29 juin 2013

Dada vu par Henry Miller



« J’étais ignorant du fait qu’il existait alors des hommes portant des noms bizarres et exotiques : Blaise Cendrars, Jacques Vaché, Louis Aragon, Tristan Tzara, René Crevel, Henry de Montherlant, André Breton, Max Ernst, George Grosz. Ignorant du fait que le 14 juillet 1916, à la Saal Waag, à Zurich, le premier manifeste dadaïste avait vu le jour – « manifeste de M. Antipyrine » – et que dans cet étrange document on déclarait que « Dada est la vie sans pantoufles ni parallèle... la stricte nécessité sans discipline ni moralité et nous crachons sur l’humanité ». Ignorant du fait que le manifeste dadaïste de 1918 contenait ces autres lignes :  “J’écris un manifeste et je ne veux rien, je dis pourtant certaines choses, et je suis par principe contre les manifestes, comme je suis aussi contre les principes... J’écris ce manifeste pour montrer qu’on peut faire les actions opposées ensemble, dans une seule fraîche respiration ; je suis contre l’action ; pour la continuelle contradiction, pour l’affirmation aussi, je ne suis ni pour ni contre et je n’explique car je hais le bon sens... Il y a une littérature qui n’arrive jusqu’à la masse vorace. Œuvre des créateurs, sortie d’une vraie nécessité de l’auteur, et pour lui-même.
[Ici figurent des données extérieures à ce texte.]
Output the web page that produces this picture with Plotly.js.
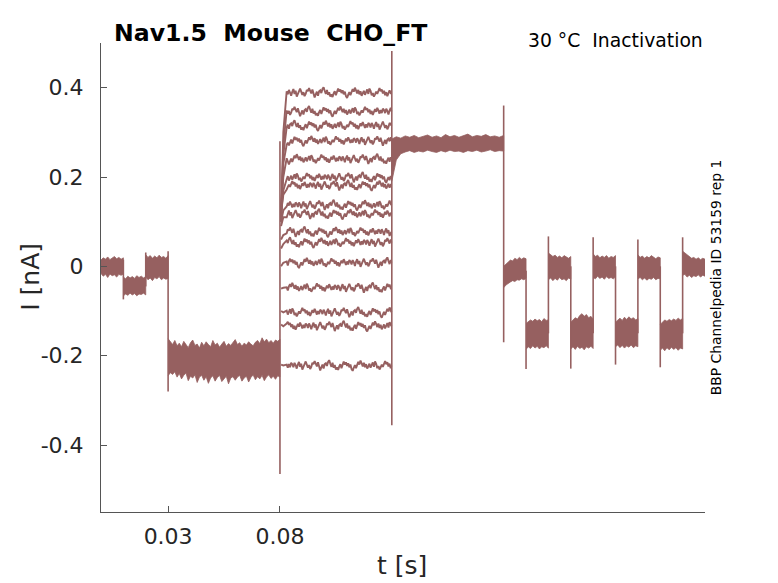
<!DOCTYPE html>
<html>
<head>
<meta charset="utf-8">
<script src="https://cdn.plot.ly/plotly-3.0.1.min.js"></script>
<style>
  html, body { margin: 0; padding: 0; background: #fff; }
  #chart { width: 778px; height: 583px; }
</style>
</head>
<body>
<div id="chart"></div>
<script>
// цвет всех записей
const traceColor = 'rgb(150,96,96)';

// моменты переключения протокола, с, и емкостные выбросы на них, нА
const stepTimes = [0.01, 0.02, 0.03, 0.08, 0.13, 0.18, 0.19, 0.2, 0.21, 0.22, 0.23, 0.24, 0.25, 0.26];
const spikeHi = [0.015, 0.031, 0.034, 0.28, 0.482, 0.36, -0.01, 0.067, 0.0, 0.065, 0.0, 0.06, 0.0, 0.065];
const spikeLo = [-0.074, -0.045, -0.28, -0.465, -0.356, -0.17, -0.23, -0.15, -0.229, -0.15, -0.22, -0.15, -0.226, -0.15];

// участки, где все записи совпадают: начало, конец, верхний и нижний край полосы шума
const holdStart = [0, 0.01, 0.02, 0.03, 0.13, 0.18, 0.19, 0.2, 0.21, 0.22, 0.23, 0.24, 0.25, 0.26];
const holdEnd = [0.01, 0.02, 0.03, 0.08, 0.18, 0.19, 0.2, 0.21, 0.22, 0.23, 0.24, 0.25, 0.26, 0.27];
const holdHi = [
  [0.014, 0.019, 0.016, 0.021, 0.015, 0.018, 0.022, 0.017, 0.02, 0.016, 0.019],
  [-0.024, -0.028, -0.022, -0.026, -0.023, -0.027, -0.021, -0.025, -0.022, -0.026, -0.023],
  [0.026, 0.02, 0.024, 0.018, 0.023, 0.019, 0.025, 0.02, 0.022, 0.018, 0.024],
  [-0.162, -0.17, -0.175, -0.166, -0.178, -0.172, -0.18, -0.168, -0.176, -0.182,
   -0.171, -0.165, -0.177, -0.174, -0.183, -0.17, -0.178, -0.169, -0.175, -0.18,
   -0.166, -0.176, -0.172, -0.181, -0.174, -0.168, -0.179, -0.173, -0.177, -0.17,
   -0.164, -0.175, -0.171, -0.179, -0.172, -0.176, -0.169, -0.174, -0.178, -0.17,
   -0.166, -0.173, -0.16, -0.169, -0.163, -0.171, -0.166, -0.172, -0.165, -0.168, -0.163],
  [0.285, 0.29, 0.287, 0.292, 0.289, 0.293, 0.288, 0.291, 0.294, 0.289, 0.292, 0.288, 0.295,
   0.29, 0.293, 0.289, 0.292, 0.296, 0.29, 0.293, 0.291, 0.295, 0.29, 0.292, 0.289, 0.293],
  [0.0, 0.005, 0.01, 0.014, 0.012, 0.018, 0.015, 0.02, 0.016, 0.019, 0.017],
  [-0.128, -0.124, -0.12, -0.123, -0.118, -0.122, -0.119, -0.124, -0.117, -0.121, -0.12],
  [0.03, 0.026, 0.022, 0.025, 0.02, 0.023, 0.019, 0.024, 0.021, 0.018, 0.022],
  [-0.125, -0.12, -0.115, -0.118, -0.11, -0.106, -0.112, -0.108, -0.115, -0.112, -0.118],
  [0.028, 0.022, 0.025, 0.019, 0.023, 0.02, 0.024, 0.018, 0.022, 0.02, 0.024],
  [-0.125, -0.12, -0.116, -0.121, -0.114, -0.119, -0.113, -0.118, -0.115, -0.12, -0.117],
  [0.026, 0.02, 0.023, 0.018, 0.022, 0.019, 0.024, 0.02, 0.017, 0.021, 0.019],
  [-0.13, -0.124, -0.12, -0.123, -0.119, -0.122, -0.118, -0.121, -0.116, -0.12, -0.117],
  [0.034, 0.03, 0.024, 0.021, 0.018, 0.02, 0.016, 0.019, 0.015, 0.018, 0.016]
];
const holdLo = [
  [-0.016, -0.022, -0.018, -0.025, -0.017, -0.021, -0.019, -0.024, -0.018, -0.02, -0.017],
  [-0.066, -0.062, -0.065, -0.06, -0.064, -0.061, -0.066, -0.062, -0.063, -0.06, -0.064],
  [-0.024, -0.03, -0.026, -0.032, -0.025, -0.028, -0.023, -0.03, -0.026, -0.029, -0.027],
  [-0.245, -0.238, -0.242, -0.236, -0.248, -0.24, -0.252, -0.244, -0.239, -0.256,
   -0.246, -0.25, -0.243, -0.26, -0.248, -0.244, -0.255, -0.247, -0.262, -0.25,
   -0.245, -0.257, -0.249, -0.244, -0.258, -0.251, -0.246, -0.263, -0.25, -0.247,
   -0.255, -0.248, -0.244, -0.257, -0.25, -0.246, -0.259, -0.249, -0.243, -0.254,
   -0.247, -0.252, -0.244, -0.256, -0.248, -0.243, -0.251, -0.246, -0.253, -0.245, -0.248],
  [0.19, 0.238, 0.252, 0.256, 0.259, 0.255, 0.258, 0.256, 0.26, 0.257, 0.255, 0.259, 0.256,
   0.26, 0.257, 0.258, 0.255, 0.259, 0.257, 0.26, 0.256, 0.258, 0.261, 0.257, 0.259, 0.258],
  [-0.048, -0.042, -0.038, -0.035, -0.032, -0.034, -0.03, -0.031, -0.028, -0.03, -0.027],
  [-0.186, -0.18, -0.184, -0.178, -0.183, -0.179, -0.185, -0.18, -0.182, -0.178, -0.183],
  [-0.03, -0.026, -0.032, -0.027, -0.031, -0.025, -0.03, -0.028, -0.032, -0.026, -0.029],
  [-0.185, -0.18, -0.186, -0.179, -0.184, -0.181, -0.187, -0.18, -0.183, -0.179, -0.184],
  [-0.025, -0.028, -0.022, -0.027, -0.024, -0.029, -0.023, -0.027, -0.025, -0.028, -0.024],
  [-0.18, -0.176, -0.182, -0.177, -0.183, -0.178, -0.181, -0.176, -0.182, -0.178, -0.18],
  [-0.028, -0.025, -0.03, -0.026, -0.031, -0.027, -0.029, -0.025, -0.03, -0.027, -0.028],
  [-0.188, -0.183, -0.189, -0.182, -0.187, -0.181, -0.186, -0.182, -0.188, -0.183, -0.185],
  [-0.02, -0.018, -0.024, -0.02, -0.025, -0.021, -0.023, -0.019, -0.024, -0.02, -0.022]
];

// тестовый шаг 0.08-0.13 с: уровень каждой записи, значение сразу после шага и на изгибе
const sweepLevel = [0.389, 0.347, 0.315, 0.281, 0.24, 0.199, 0.181, 0.137, 0.117, 0.077, 0.053, 0.008, -0.048, -0.103, -0.134, -0.222];
const sweepOnset = [0.1, 0.1, 0.11, 0.12, 0.13, 0.12, 0.12, 0.1, 0.09, 0.06, 0.04, 0.0, -0.05, -0.1, -0.13, -0.22];
const sweepKnee = [0.3, 0.27, 0.25, 0.23, 0.2, 0.17, 0.16, 0.125, 0.11, 0.07, 0.05, 0.008, -0.048, -0.103, -0.134, -0.222];
// шум записи (отсчеты через 0.5 мс)
const sweepNoise = [
  0.003, -0.004, 0.006, 0.001, -0.007, 0.002, 0.008, -0.003, 0.004, -0.009,
  -0.002, 0.005, 0.009, 0.002, -0.005, 0.001, -0.008, -0.003, 0.006, 0.003,
  0.01, 0.004, -0.002, 0.007, -0.006, -0.011, -0.004, 0.002, -0.007, 0.003,
  0.005, -0.001, 0.008, 0.012, 0.004, -0.003, 0.006, -0.005, 0.001, -0.009,
  -0.004, -0.01, -0.002, 0.003, -0.006, 0.004, 0.009, 0.002, 0.007, -0.001,
  0.005, -0.004, 0.002, -0.008, -0.012, -0.005, 0.001, -0.006, 0.003, 0.008,
  0.002, 0.011, 0.005, -0.002, 0.006, -0.004, 0.003, -0.007, -0.002, 0.004,
  -0.005, 0.001, 0.007, -0.003, 0.009, 0.004, -0.006, -0.001, -0.009, -0.004,
  0.002, -0.003, 0.006, 0.01, 0.003, 0.007, -0.002, 0.004, -0.006, 0.001,
  -0.008, -0.003, 0.005, -0.001, 0.008, 0.002, -0.005, 0.003, -0.004, 0.006
];

// подписи осей
const xTicks = [0.03, 0.08];
const xTickText = ['0.03', '0.08'];
const yTicks = [-0.4, -0.2, 0, 0.2, 0.4];
const yTickText = ['-0.4', '-0.2', '0', '0.2', '0.4'];

const data = [];

// полосы шума на участках удержания
holdStart.forEach((start, i) => {
  const hi = holdHi[i];
  const lo = holdLo[i];
  const n = hi.length;
  const t = hi.map((v, k) => start + (k * (holdEnd[i] - start)) / (n - 1));
  data.push({
    x: t.concat(t.slice().reverse()),
    y: hi.concat(lo.slice().reverse()),
    type: 'scatter',
    mode: 'lines',
    fill: 'toself',
    fillcolor: traceColor,
    line: { color: traceColor, width: 0.8 },
    hoverinfo: 'skip',
  });
});

// записи на тестовом шаге
sweepLevel.forEach((level, i) => {
  const x = [0.0805, 0.0815];
  const y = [sweepOnset[i], sweepKnee[i]];
  for (let k = 0; k < 94; k++) {
    x.push(0.083 + k * 0.0005);
    y.push(level + sweepNoise[(k + 13 * i) % sweepNoise.length]);
  }
  x.push(0.1298);
  y.push(level);
  data.push({
    x,
    y,
    type: 'scatter',
    mode: 'lines',
    line: { color: traceColor, width: 1.9 },
    hoverinfo: 'skip',
  });
});

// выбросы на переключениях
const sx = [];
const sy = [];
stepTimes.forEach((t, i) => {
  sx.push(t, t, null);
  sy.push(spikeHi[i], spikeLo[i], null);
});
data.push({
  x: sx,
  y: sy,
  type: 'scatter',
  mode: 'lines',
  line: { color: traceColor, width: 1.6 },
  hoverinfo: 'skip',
});

const axisColor = '#555555';
const tickFont = { family: 'DejaVu Sans, sans-serif', size: 22, color: '#262626' };

const layout = {
  width: 778,
  height: 583,
  margin: { l: 101, r: 73, t: 43, b: 71, pad: 0 },
  paper_bgcolor: '#ffffff',
  plot_bgcolor: '#ffffff',
  showlegend: false,
  xaxis: {
    range: [0, 0.27],
    showgrid: false,
    zeroline: false,
    showline: true,
    linecolor: axisColor,
    linewidth: 1,
    ticks: 'inside',
    ticklen: 6,
    tickcolor: axisColor,
    tickvals: xTicks,
    ticktext: xTickText,
    tickfont: tickFont,
    ticklabelstandoff: 5,
  },
  yaxis: {
    range: [-0.55, 0.5],
    showgrid: false,
    zeroline: false,
    showline: true,
    linecolor: axisColor,
    linewidth: 1,
    ticks: 'inside',
    ticklen: 6,
    tickcolor: axisColor,
    tickvals: yTicks,
    ticktext: yTickText,
    tickfont: tickFont,
    ticklabelstandoff: 12,
  },
  annotations: [
    {
      text: '<b>Nav1.5  Mouse  CHO_FT</b>',
      xref: 'paper', yref: 'paper', x: 0.018, y: 1,
      xanchor: 'left', yanchor: 'bottom', yshift: -6,
      showarrow: false,
      font: { family: 'DejaVu Sans, sans-serif', size: 23.6, color: '#000' },
    },
    {
      text: '30 °C  Inactivation',
      xref: 'paper', yref: 'paper', x: 1.0, y: 1,
      xanchor: 'right', yanchor: 'bottom', yshift: -10,
      showarrow: false,
      font: { family: 'DejaVu Sans, sans-serif', size: 18.8, color: '#000' },
    },
    {
      text: 'BBP Channelpedia ID 53159 rep 1',
      xref: 'paper', yref: 'paper', x: 1.018, y: 0.5,
      xanchor: 'center', yanchor: 'middle', textangle: -90,
      showarrow: false,
      font: { family: 'DejaVu Sans, sans-serif', size: 13.9, color: '#000' },
    },
    {
      text: 't [s]',
      xref: 'paper', yref: 'paper', x: 0.499, y: -0.115,
      xanchor: 'center', yanchor: 'middle',
      showarrow: false,
      font: { family: 'DejaVu Sans, sans-serif', size: 25, color: '#262626' },
    },
    {
      text: 'I [nA]',
      xref: 'paper', yref: 'paper', x: -0.118, y: 0.501,
      xanchor: 'center', yanchor: 'middle', textangle: -90,
      showarrow: false,
      font: { family: 'DejaVu Sans, sans-serif', size: 25, color: '#262626' },
    },
  ],
};

Plotly.newPlot('chart', data, layout, { staticPlot: true, displayModeBar: false });
</script>
</body>
</html>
Connaissance d’un suprême égoïsme, où les lois s’étiolent. Chaque page doit exploser, soit par le sérieux profond et lourd, le tourbillon, le vertige, le nouveau, l’éternel, par la blague écrasante, par l’enthousiasme des principes ou par la façon d’être imprimée. Voilà un monde chancelant qui fuit, fiancé aux grelots de la gamme infernale, voilà de l’autre côté : des hommes nouveaux.” »
 
Henry Miller, Tropique du Capricorne (1939).